The Madison Jazz Society Annual Party on June 12 serves as a fundraiser for the grant and residency programs. It will run from 1 to 4 pm at the Wyndham Garden hotel in Fitchburg and feature the All That Jazz Big Band. While admission is free, donations are accepted, and money from selling various merchandise from jazz musicians also goes toward the cause.

Becker received another $ 500, which was among $ 7,320 in 2021-22 school year grants awarded by the Madison Jazz Society to music programs in Wisconsin schools to help students learn about and perform jazz. That grant will go toward putting on two concerts with guest musicians. By adding some building fund money available to his classrooms, one concert will take place Monday at Sauk Trail. Becker also will be able to replicate it Tuesday at West Middleton Elementary School, where he also teaches. The concerts will be outside, so rain dates are planned if needed.

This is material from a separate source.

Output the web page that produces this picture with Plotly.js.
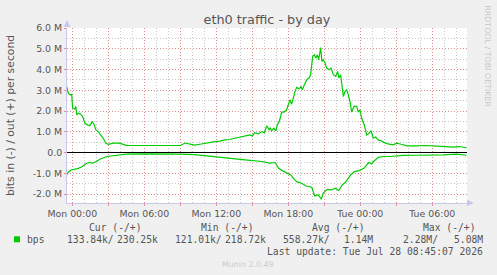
<!DOCTYPE html>
<html>
<head>
<meta charset="utf-8">
<script src="https://cdn.plot.ly/plotly-3.0.1.min.js"></script>
<style>
html,body{margin:0;padding:0;background:#f0f0f0;}
#chart{width:497px;height:275px;}
</style>
</head>
<body>
<div id="chart"></div>
<script>
// Hours since Mon 00:00, values in Mbit/s
var outHours = [-0.47,-0.33,-0.19,-0.05,0.03,0.22,0.3,0.36,0.5,0.7,0.86,1.06,1.25,1.47,1.67,1.83,1.97,2.17,2.36,2.58,2.8,3.0,3.42,3.92,4.5,5.5,7.0,7.8,8.6,9.0,9.4,9.8,10.2,10.64,11.06,11.5,11.9,12.3,12.7,13.1,13.56,14.0,14.4,14.8,15.0,15.2,15.5,15.8,16.0,16.2,16.4,16.5,16.61,16.8,16.97,17.08,17.25,17.45,17.64,17.86,18.0,18.14,18.28,18.42,18.56,18.7,18.9,19.06,19.17,19.33,19.53,19.72,19.86,20.03,20.17,20.3,20.42,20.53,20.7,20.8,20.92,21.06,21.2,21.4,21.56,21.75,21.95,22.11,22.22,22.36,22.5,22.59,22.72,22.86,23.0,23.14,23.28,23.47,23.7,23.83,23.97,24.11,24.33,24.53,24.72,24.89,25.08,25.28,25.5,25.78,26.0,26.3,26.75,27.03,27.4,27.9,28.7,29.5,30.4,31.06,31.75,32.25,32.85];
var outBits  = [3.18,2.86,2.78,2.81,2.14,2.1,2.22,1.82,1.9,1.85,1.74,1.41,1.33,1.3,1.5,1.33,1.09,1.01,0.85,0.69,0.45,0.4,0.45,0.45,0.35,0.34,0.34,0.32,0.32,0.34,0.46,0.4,0.36,0.4,0.45,0.48,0.53,0.55,0.61,0.63,0.69,0.72,0.77,0.85,0.8,0.96,0.9,1.01,0.95,1.29,1.1,1.2,1.05,1.17,1.05,1.33,1.5,1.95,1.95,2.06,2.3,2.54,2.33,2.7,2.94,3.14,3.07,3.18,3.02,3.26,3.5,3.59,3.75,4.63,4.71,4.55,4.71,4.47,5.06,4.39,4.47,4.31,4.07,3.99,4.07,3.75,3.67,3.91,3.59,3.75,3.18,2.7,2.94,3.02,2.78,2.46,1.95,2.22,2.22,1.95,2.06,1.66,1.33,0.85,0.93,1.05,0.69,0.75,0.61,0.56,0.48,0.42,0.37,0.45,0.4,0.32,0.32,0.34,0.31,0.29,0.26,0.29,0.23];
var inHours = [-0.47,-0.35,-0.1,0.2,0.5,0.8,1.1,1.4,1.7,2.0,2.3,2.9,3.7,4.5,6.0,7.3,9.1,10.2,10.64,11.6,13.0,14.4,15.8,16.5,16.9,17.2,17.5,17.86,18.2,18.5,18.7,19.1,19.5,19.95,20.1,20.2,20.5,20.75,20.9,21.25,21.6,21.9,22.2,22.5,22.8,23.2,23.5,23.9,24.3,24.7,24.95,25.1,25.5,25.9,26.5,27.6,28.7,29.8,30.9,32.0,32.85];
var inBits  = [-1.08,-0.96,-0.84,-0.8,-0.76,-0.68,-0.55,-0.48,-0.51,-0.43,-0.32,-0.19,-0.13,-0.08,-0.06,-0.06,-0.08,-0.1,-0.13,-0.19,-0.27,-0.35,-0.43,-0.51,-0.48,-0.76,-0.87,-1.0,-1.08,-1.29,-1.4,-1.48,-1.61,-1.67,-1.96,-2.09,-2.04,-2.25,-1.96,-1.77,-1.8,-1.72,-1.83,-1.56,-1.4,-1.08,-0.92,-0.87,-0.76,-0.48,-0.55,-0.43,-0.23,-0.19,-0.19,-0.14,-0.13,-0.13,-0.11,-0.08,-0.13];

var xTickVals = [0,3,6,9,12,15,18,21,24,27,30];
var xTickText = ["Mon 00:00","","Mon 06:00","","Mon 12:00","","Mon 18:00","","Tue 00:00","","Tue 06:00"];
var yTickVals = [-2,-1,0,1,2,3,4,5,6];
var yTickText = ["-2.0 M","-1.0 M","0.0","1.0 M","2.0 M","3.0 M","4.0 M","5.0 M","6.0 M"];

var legendHeaders = ["Cur (-/+)","Min (-/+)","Avg (-/+)","Max (-/+)"];
var legendIn  = ["133.84k/","121.01k/","558.27k/","2.28M/"];
var legendOut = ["230.25k","218.72k","1.14M","5.08M"];
var seriesName = "bps";
var lastUpdate = "Last update: Tue Jul 28 08:45:07 2026";

// plot-area pixel geometry (styling)
var L = 67, R = 467, T = 28, B = 203;
function px(x){ return (x - L) / (R - L); }
function py(y){ return (B - y) / (B - T); }

var mono = {family:"DejaVu Sans Mono", size:9.7, color:"#555555"};
var green = "#00cc00";

var traces = [
  {x: outHours, y: outBits, type:"scatter", mode:"lines", line:{color:green, width:1.2}, hoverinfo:"skip"},
  {x: inHours, y: inBits, type:"scatter", mode:"lines", line:{color:green, width:1.2}, hoverinfo:"skip"}
];

var anns = [];
function ann(text, x, y, xanchor, font){
  anns.push({text:text, xref:"paper", yref:"paper", x:px(x), y:py(y), xanchor:xanchor, yanchor:"middle",
    showarrow:false, borderpad:0, borderwidth:0, font:font});
}
var headerX = [89.3, 200.7, 312.3, 423.3];
var inX = [66.7, 175, 283.3, 403.3];
var outRight = [157.7, 266, 373.3, 482.7];
for (var i=0;i<4;i++){
  ann(legendHeaders[i], headerX[i], 227, "left", mono);
  ann(legendIn[i], inX[i], 239.3, "left", mono);
  ann(legendOut[i], outRight[i], 239.3, "right", mono);
}
ann(seriesName, 26.7, 239.3, "left", mono);
ann(lastUpdate, 482.7, 251.8, "right", mono);
ann("Munin 2.0.49", 222, 264.3, "left", {family:"DejaVu Sans", size:7.9, color:"#cccccc"});
anns.push({text:"bits in (-) / out (+) per second", xref:"paper", yref:"paper", x:px(10.5), y:py(115.5),
  xanchor:"center", yanchor:"middle", textangle:-90, showarrow:false, borderpad:0, borderwidth:0,
  font:{family:"DejaVu Sans", size:10.8, color:"#555555"}});
anns.push({text:"RRDTOOL / TOBI OETIKER", xref:"paper", yref:"paper", x:px(487.7), y:py(56),
  xanchor:"center", yanchor:"middle", textangle:90, showarrow:false, borderpad:0, borderwidth:0,
  font:{family:"DejaVu Sans", size:7.9, color:"#c8c8c8"}});

var axisCol = "#c8c8ee";
var shapes = [
  {type:"rect", xref:"paper", yref:"paper", x0:px(14), x1:px(20), y0:py(236.3), y1:py(242.3), fillcolor:green, line:{width:0}},
  {type:"path", xref:"paper", yref:"paper", path:"M "+px(63.7)+" "+py(27)+" L "+px(67)+" "+py(20)+" L "+px(70.3)+" "+py(27)+" Z", fillcolor:axisCol, line:{width:0}},
  {type:"path", xref:"paper", yref:"paper", path:"M "+px(467)+" "+py(199.7)+" L "+px(474)+" "+py(203)+" L "+px(467)+" "+py(206.3)+" Z", fillcolor:axisCol, line:{width:0}}
];

var layout = {
  width:497, height:275,
  margin:{l:L, r:497-R, t:T, b:275-B, pad:0},
  paper_bgcolor:"#f0f0f0", plot_bgcolor:"#ffffff",
  showlegend:false,
  title:{text:"eth0 traffic - by day", x:px(267), xref:"paper", xanchor:"center", y:1-20/275, yanchor:"middle",
    font:{family:"DejaVu Sans", size:12.8, color:"#555555"}},
  xaxis:{range:[-0.44,32.89], tickmode:"array", tickvals:xTickVals, ticktext:xTickText,
    showgrid:true, gridcolor:"rgba(235,110,110,0.65)", griddash:"1px,2px", gridwidth:1,
    minor:{tickmode:"linear", tick0:0, dtick:1, showgrid:true, gridcolor:"#c8c8c8", griddash:"1px,2px", gridwidth:1},
    zeroline:false, showline:true, linecolor:axisCol, linewidth:1,
    ticks:"outside", ticklen:2, tickcolor:"rgba(235,110,110,0.8)",
    tickfont:{family:"DejaVu Sans", size:9.4, color:"#555555"}, fixedrange:true},
  yaxis:{range:[-2.43,6.0], tickmode:"array", tickvals:yTickVals, ticktext:yTickText,
    showgrid:true, gridcolor:"rgba(235,110,110,0.65)", griddash:"1px,2px", gridwidth:1,
    minor:{tickmode:"linear", tick0:0, dtick:0.5, showgrid:true, gridcolor:"#c8c8c8", griddash:"1px,2px", gridwidth:1},
    zeroline:true, zerolinecolor:"#000000", zerolinewidth:1,
    showline:true, linecolor:axisCol, linewidth:1,
    ticks:"outside", ticklen:2, tickcolor:"rgba(235,110,110,0.8)",
    tickfont:{family:"DejaVu Sans", size:9.4, color:"#555555"}, fixedrange:true},
  annotations:anns,
  shapes:shapes
};

Plotly.newPlot("chart", traces, layout, {displayModeBar:false, staticPlot:true});
</script>
</body>
</html>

Musicians performing in the school concerts include Wagoner on violin, vocals and accordion; Laurie Lang, bass; Paul Muench, piano; Jim Huwe, drums; and Cecilie Ballard, vocals. Becker also will play some percussion in addition to leading the students and the band. He also will choose students to come up to improvise and “sit in” with the band. Students also will sing along.

In addition to Wagoner, the residency included Lang who taught students about playing jazz, including improvising, the history and the instruments.

“Chris brought a whole museum full of instruments,” Becker said.

Wagoner has played with his wife, Mary Gaines, for about 35 years in different ensembles, and both are full-time musicians between performing, teaching and recording. Currently, Wagoner – violin, mandolin, lap steel, ukulele, guitar, accordion and vocals – and Gaines – cello, guitar, bass, vocals – are performing as Gaines and Wagoner. They also have an ensemble at Beloit College called the Creative Strings Collective.

Wagoner said part of his intent is to show students string instruments they haven’t seen before. He particularly enjoys showing them the Stroh violin, or phonofiddle, which has a horn attached.

“I love saving that to the end. The kids go, ‘What in the world,’ ”Wagoner said.

Third-grader Sofia Tran was impressed by Wagoner’s collection.

“There’s a lot of instruments that I’ve never seen before that sound really cool,” she said.

Wagoner also talked about the relationship between the vibration of the strings and how the pitch is affected by the length of the strings, the tension of the strings and the thickness of the strings and how does that vibration of the strings get transferred to sound. He also introduced students to a variety of music.

Third-grader Thomas Rajkowski said he enjoyed learning about it and was particularly drawn to the songs that reminded him of country music.

“My whole family loves country music,” he said.

Lang is a teaching and performing artist with years of experience. She works in multiple settings that include running a community jazz jam and leading a multigenerational church music group.

Lang said the residency exposed students to jazz at an age before it is part of the curriculum.

“Jazz is the United States art form that it is uniquely ours,” she said.

Another important part of residencies is working with teachers on aspects of the jazz unit they will teach and to create a model for how it can be taught in the future, Lang said.

“They were really good at it, making it really kid friendly,” third-grader Vida Sandoval said about the residency.

“There’s a lot of instruments that I’ve never seen before that sound really cool.”